Tras la catástrofe, los que en lugar de liderar desde un principio la salida de la crisis fueron a rebufo de los acontecimientos, tendrán escaso reproche. Es más: hasta se les llegará a reconocer popularmente su gestión de cara a la galería, en especial por esos mítines programados a la hora del telediario para soltar simplezas y vender motos, contándose por millares los me gusta de sus redes sociales, a las que habrían dedicado no poco esfuerzo y tiempo. Las críticas, aunque justificadas, quedarán sepultadas bajo toneladas de consignas de esa bandada de pajarracos que componen hoy las apestosas milicias de la desinformación y la propaganda.

Cuando atravesemos el cabo de Hornos de esta enorme calamidad silenciosa, que a tantísimos ha llevado por delante, dudo que se recrimine a alguien por no haber sabido encontrar la fórmula adecuada para poder despedir con la dignidad que merecían a los que se nos marcharon. A la crueldad estremecedora de una agonía en el mayor de los aislamientos se han sumado durante este calvario exequias en la más absoluta soledad, pudiendo haberse planteado alternativas que permitieran congeniar con un mínimo de consideración la salud y la memoria de las víctimas.

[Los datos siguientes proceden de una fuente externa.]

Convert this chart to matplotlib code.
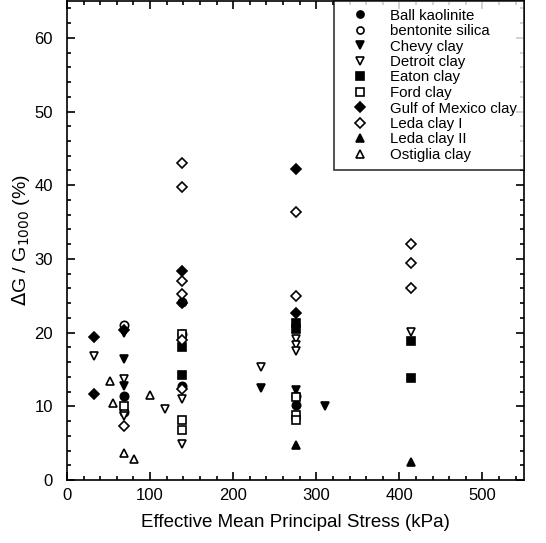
import matplotlib
matplotlib.use("Agg")
import matplotlib.pyplot as plt
from matplotlib.ticker import MultipleLocator

plt.rcParams['font.family'] = ['Liberation Sans', 'DejaVu Sans']

ball_x = [69, 138, 275]
ball_y = [11.4, 12.7, 10.2]
bent_x = [69, 69, 138, 138, 275]
bent_y = [21.0, 9.2, 24.2, 19.8, 11.4]
chevy_x = [69, 69, 69, 233, 275, 310]
chevy_y = [20.0, 16.4, 12.8, 12.5, 12.2, 10.1]
detroit_x = [33, 69, 69, 118, 138, 138, 233, 275, 275, 275, 414]
detroit_y = [16.8, 13.7, 8.7, 9.7, 11.0, 4.9, 15.4, 19.2, 18.3, 17.5, 20.1]
eaton_x = [138, 138, 275, 275, 414, 414]
eaton_y = [18.0, 14.2, 21.3, 20.5, 18.8, 13.8]
ford_x = [69, 138, 138, 138, 275, 275, 275]
ford_y = [10.0, 19.8, 8.1, 6.8, 11.2, 8.8, 8.2]
gulf_x = [33, 33, 69, 138, 138, 275, 275]
gulf_y = [19.4, 11.7, 20.4, 28.4, 24.0, 42.2, 22.7]
leda1_x = [69, 138, 138, 138, 138, 138, 138, 275, 275, 414, 414, 414]
leda1_y = [7.3, 43.0, 39.8, 27.0, 25.3, 19.0, 12.3, 36.3, 25.0, 32.0, 29.4, 26.1]
leda2_x = [275, 414]
leda2_y = [4.8, 2.4]
ost_x = [52, 55, 69, 81, 100]
ost_y = [13.4, 10.5, 3.7, 2.9, 11.5]

series = [
    ("Ball kaolinite", ball_x, ball_y, 'o', True),
    ("bentonite silica", bent_x, bent_y, 'o', False),
    ("Chevy clay", chevy_x, chevy_y, 'v', True),
    ("Detroit clay", detroit_x, detroit_y, 'v', False),
    ("Eaton clay", eaton_x, eaton_y, 's', True),
    ("Ford clay", ford_x, ford_y, 's', False),
    ("Gulf of Mexico clay", gulf_x, gulf_y, 'D', True),
    ("Leda clay I", leda1_x, leda1_y, 'D', False),
    ("Leda clay II", leda2_x, leda2_y, '^', True),
    ("Ostiglia clay", ost_x, ost_y, '^', False),
]

fig = plt.figure(figsize=(5.46, 5.43), dpi=100)
ax = fig.add_axes([67/546, 63/543, (524-67)/546, (480-1)/543])

for label, xs, ys, m, filled in series:
    ms = 5.5 if m == 'D' else 6
    ax.plot(xs, ys, linestyle='none', marker=m, markersize=ms,
            markerfacecolor='black' if filled else 'white',
            markeredgecolor='black', markeredgewidth=1.2, label=label)

ax.set_xlim(0, 550)
ax.set_ylim(0, 65)
ax.xaxis.set_major_locator(MultipleLocator(100))
ax.xaxis.set_minor_locator(MultipleLocator(20))
ax.yaxis.set_major_locator(MultipleLocator(10))
ax.yaxis.set_minor_locator(MultipleLocator(2))
ax.tick_params(which='both', direction='in', top=True, right=True, labelsize=12, width=1.2)
ax.tick_params(which='major', length=6)
ax.tick_params(which='minor', length=3)
ax.tick_params(axis='y', which='major', pad=10)
ax.tick_params(axis='x', which='major', pad=6)
for s in ax.spines.values():
    s.set_linewidth(1.2)

ax.set_xlabel("Effective Mean Principal Stress (kPa)", fontsize=13.5, labelpad=8)
ax.set_ylabel(r"$\Delta$G / G$_{1000}$ (%)", fontsize=14, labelpad=2)

leg = ax.legend(loc='upper right', borderaxespad=0, fancybox=False, edgecolor='black',
                fontsize=10.8, handletextpad=0.8, labelspacing=0.1, markerscale=0.85,
                borderpad=0.5, handlelength=2.4)
leg.get_frame().set_linewidth(1.2)

fig.savefig("out.png", dpi=100)
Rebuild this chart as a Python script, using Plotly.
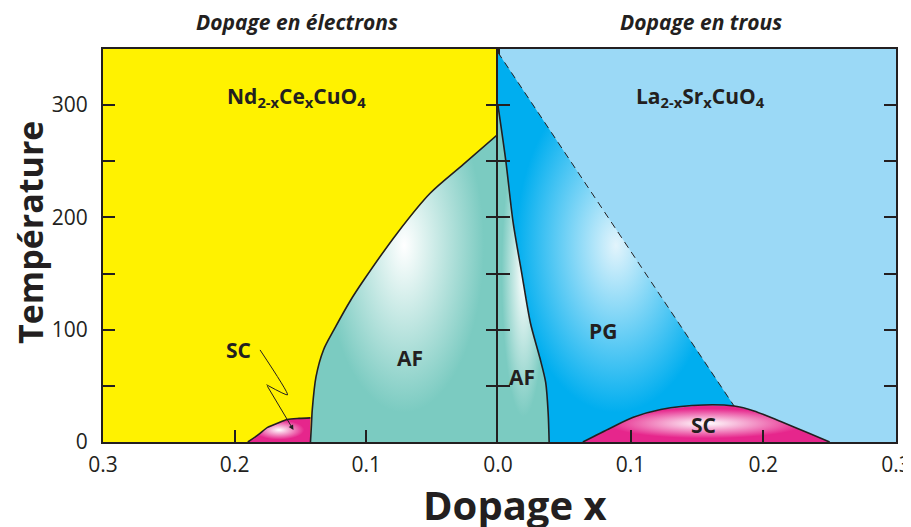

Cuando contemos a nuestros nietos este completo desastre, recordaremos asimismo a ese tropel de profetas del apocalipsis que no dejaron de anunciarnos a cualquier hora negros vaticinios sobre el inmediato fin del mundo, o pronósticos fatales y sin solución de espontáneos especialistas salidos de debajo de las piedras en los que no cabía resquicio alguno a la esperanza. Pero evocaremos con una sonrisa agradecida esas otras muestras de buen ingenio y mejor humor que hicieron mucho más llevaderas las eternas jornadas de encierro.

Cuando pasemos página de esta tremenda debacle, en definitiva, habremos comprobado una vez más que todo sigue igual, y que ni con una hecatombe de esta envergadura tienen algunos males remedio.